I know -- I'm talking as if robots had no feelings.

(Robots have no feelings.)

The ISS has no artificial gravity -- a carousel wheel is the simplest gimmick -- so all the humans have to devote about half their waking hours to constant exercizing to maintain their health. Without the atmosphere to protect us, there's a flux of lethal ionizing radiation in space, oh probably something like the equivalent of five dental X-rays a day if the shielding is pretty good.

Mainly humans are in space because of the romance -- I don't mean necking and billing and cooing, I mean because the taxpayers don't get very thrilled about what robots do in space, even though what robots do in space is far more spectacular (in terms of real science and real discovery) than what the Human Earth Orbit Club can do in space.


The ISS is also a very fragile piece of architecture and some bizarre amount of constant repair and maintenance is required just to keep it up and safe for the humans.
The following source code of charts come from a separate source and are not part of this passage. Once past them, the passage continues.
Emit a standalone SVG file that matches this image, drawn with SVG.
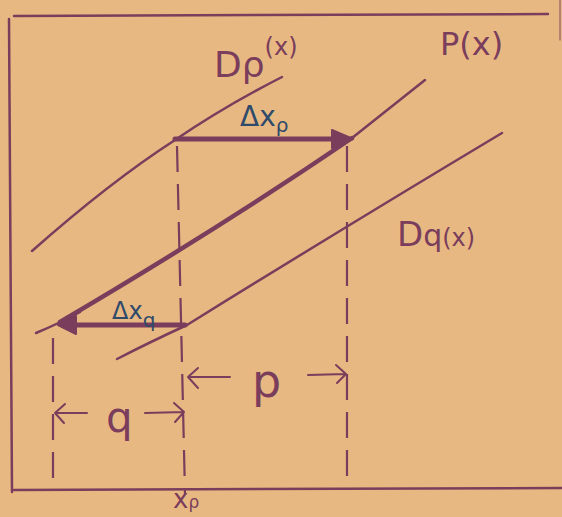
<svg xmlns="http://www.w3.org/2000/svg" width="562" height="517" viewBox="0 0 562 517">
<style>
.ink{stroke:#7a3d5c;fill:none;stroke-linecap:round;stroke-linejoin:round}
.thin{stroke-width:2.5}
.thick{stroke-width:5}
.dash{stroke:#7a3d5c;stroke-width:2.2;fill:none;stroke-dasharray:26 12}
.lbl{font-family:"DejaVu Sans",sans-serif;fill:#7a3d5c}
.blue{font-family:"DejaVu Sans",sans-serif;fill:#2f4a6a}
.head{fill:#7a3d5c;stroke:#7a3d5c;stroke-width:2;stroke-linejoin:round}
</style>
<rect width="562" height="517" fill="#e8b882"/>
<g id="frame">
<path class="ink thin" d="M14 16 L548 14"/>
<path class="ink thin" d="M9 19 L12 492"/>
<path class="ink thin" d="M14 490 L562 488"/>
<path class="ink" stroke-width="1.5" d="M560 0 L560 40" opacity="0.6"/>
</g>
<g id="connectors">
<path class="dash" d="M177 146 L185 494"/>
<path class="dash" d="M347 146 L347 480"/>
<path class="dash" d="M53 338 L53 490"/>
<path class="ink thick" d="M70 325 L185 325"/>
<path class="head" d="M58 325 L76 316 L76 334 Z"/>
<path class="ink thick" d="M175 139 L334 139"/>
<path class="head" d="M353 139 L332 130 L332 148 Z"/>
<path class="ink" stroke-width="2" d="M230 377 L188 377 M198 368 L188 377 L198 388"/>
<path class="ink" stroke-width="2" d="M308 375 L346 374 M336 365 L346 374 L337 383"/>
<path class="ink" stroke-width="2" d="M87 413 L55 413 M65 404 L55 413 L64 423"/>
<path class="ink" stroke-width="2" d="M145 413 L184 412 M174 403 L184 412 L175 422"/>
</g>
<g id="Dp">
<path class="ink thin" d="M32 251 Q110 182 175 140 Q225 106 282 77"/>
<text class="lbl" x="214" y="77" font-size="36">Dρ<tspan font-size="24" dy="-22">(x)</tspan></text>
</g>
<g id="P">
<path class="ink thin" d="M36 333 Q60 323 80 312"/>
<path class="ink" stroke-width="4.5" d="M60 322 Q220 228 352 138"/>
<path class="ink thin" d="M352 138 Q390 108 425 80"/>
<text class="lbl" x="440" y="55" font-size="32">P(x)</text>
</g>
<g id="Dq">
<path class="ink thin" d="M117 359 Q150 342 187 325 Q340 230 502 133"/>
<text class="lbl" x="397" y="246" font-size="34">D<tspan font-size="30">q</tspan><tspan font-size="24">(x)</tspan></text>
</g>
<g id="labels">
<text class="blue" x="240" y="126" font-size="28">Δx<tspan font-size="20" dy="6">ρ</tspan></text>
<text class="blue" x="112" y="319" font-size="24">Δx<tspan font-size="20" dy="8">q</tspan></text>
<text class="lbl" x="252" y="397" font-size="46">p</text>
<text class="lbl" x="106" y="432" font-size="42">q</text>
<text class="lbl" x="173" y="508" font-size="26">x<tspan font-size="17">ρ</tspan></text>
</g>
</svg>
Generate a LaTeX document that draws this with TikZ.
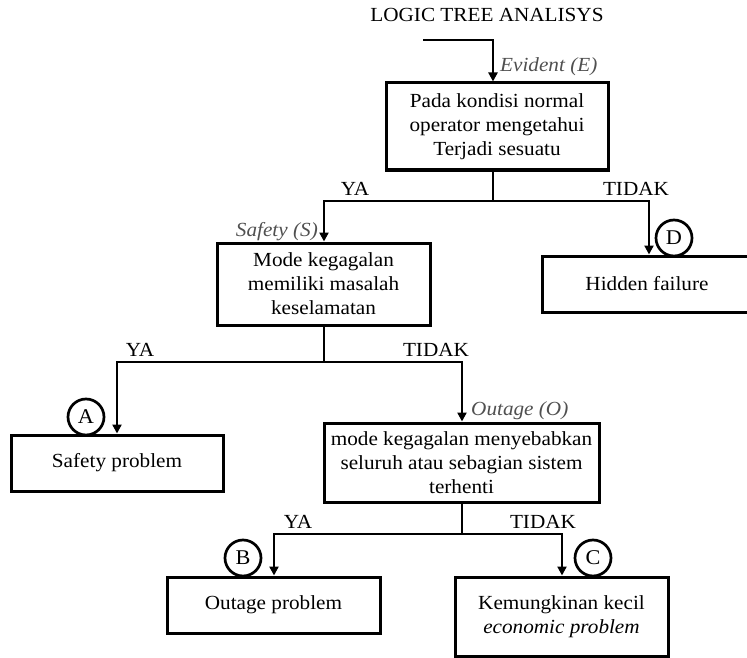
\documentclass[tikz,border=0pt]{standalone}
\usepackage{fontspec}
\setmainfont{Liberation Serif}[FakeStretch=1.06]
\usetikzlibrary{arrows.meta}
\definecolor{lblgray}{HTML}{505050}
\begin{document}
\begin{tikzpicture}[x=1pt,y=-1pt,
  box/.style={draw, line width=3pt, rectangle, inner sep=0pt, align=center, font=\fontsize{20}{24}\selectfont},
  conn/.style={line width=2.7pt},
  arr/.style={line width=2.7pt, -{Triangle[length=9pt,width=9pt]}},
  lbl/.style={font=\fontsize{20}{24}\selectfont, inner sep=0pt},
  ital/.style={font=\fontsize{20}{24}\selectfont\itshape, text=lblgray, inner sep=0pt},
  circ/.style={draw, circle, line width=2.7pt, minimum size=36pt, inner sep=0pt, font=\fontsize{21}{24}\selectfont}
]
\useasboundingbox (0,0) rectangle (747,658);

% title
\node[lbl] (title) at (487,15) {LOGIC TREE ANALISYS};

% boxes
\node[box, minimum width=222pt, minimum height=87pt] (b1) at (497,126.5) {Pada kondisi normal\\operator mengetahui\\Terjadi sesuatu};
\node[box, minimum width=213pt, minimum height=82pt] (b2) at (323.5,284) {Mode kegagalan\\memiliki masalah\\keselamatan};
\node[box, minimum width=210pt, minimum height=56pt] (bD) at (647,284) {Hidden failure};
\node[box, minimum width=212pt, minimum height=56pt] (bA) at (117,463) {Safety problem};
\node[box, minimum width=275pt, minimum height=79pt] (bO) at (461.5,462.5) {mode kegagalan menyebabkan\\seluruh atau sebagian sistem\\terhenti};
\node[box, minimum width=213pt, minimum height=56pt] (bB) at (273.5,605) {Outage problem};
\node[box, minimum width=213pt, minimum height=79pt] (bC) at (561.5,616.5) {Kemungkinan kecil\\\textit{economic problem}};

% circles
\node[circ] (cD) at (674,238) {D};
\node[circ] (cA) at (86,417) {A};
\node[circ] (cB) at (243,558) {B};
\node[circ] (cC) at (593,558) {C};

% junction coordinates
\coordinate (in0) at (423,40);
\coordinate (j1) at (493,201);
\coordinate (j1l) at (324,201);
\coordinate (j1r) at (649,201);
\coordinate (j2) at (324,362);
\coordinate (j2l) at (117,362);
\coordinate (j2r) at (462,362);
\coordinate (j3) at (462,534);
\coordinate (j3l) at (274,534);
\coordinate (j3r) at (562,534);

% connectors
\draw[arr] (in0) -- (in0 -| j1) -- (j1 |- b1.north);
\draw[conn] (j1 |- b1.south) -- (j1);
\draw[arr] (j1) -- (j1l) -- (j1l |- b2.north);
\draw[arr] (j1) -- (j1r) -- (j1r |- bD.north);

\draw[conn] (j2 |- b2.south) -- (j2);
\draw[arr] (j2) -- (j2l) -- (j2l |- bA.north);
\draw[arr] (j2) -- (j2r) -- (j2r |- bO.north);

\draw[conn] (j3 |- bO.south) -- (j3);
\draw[arr] (j3) -- (j3l) -- (j3l |- bB.north);
\draw[arr] (j3) -- (j3r) -- (j3r |- bC.north);

% labels
\node[ital, anchor=west] (lE) at (500,67) {Evident (E)};
\node[ital, anchor=east] (lS) at (318,232) {Safety (S)};
\node[ital, anchor=west] (lO) at (471,411) {Outage (O)};

\node[lbl] (y1) at (355,189) {YA};
\node[lbl] (t1) at (636,189) {TIDAK};
\node[lbl] (y2) at (140,350) {YA};
\node[lbl] (t2) at (436,350) {TIDAK};
\node[lbl] (y3) at (298,522) {YA};
\node[lbl] (t3) at (543,522) {TIDAK};
\end{tikzpicture}
\end{document}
Hopefully, DEXTRE will be doing a lot of this maintenance (notice he doesn't have to breathe) and so cut down on very risky human spacewalks.

I'm sorry. I'd jump at the chance to go out there. But scientifically, humans in space make about as much sense as new roller coasters, which are mega-cool, but they don't go anywhere and they don't do anything.

Just because I really think something's very cool doesn't mean it's a good idea. I drove my cousin's brand-new Corvette Stingray once. Very cool. Terrible idea for a motor vehicle. But very cool.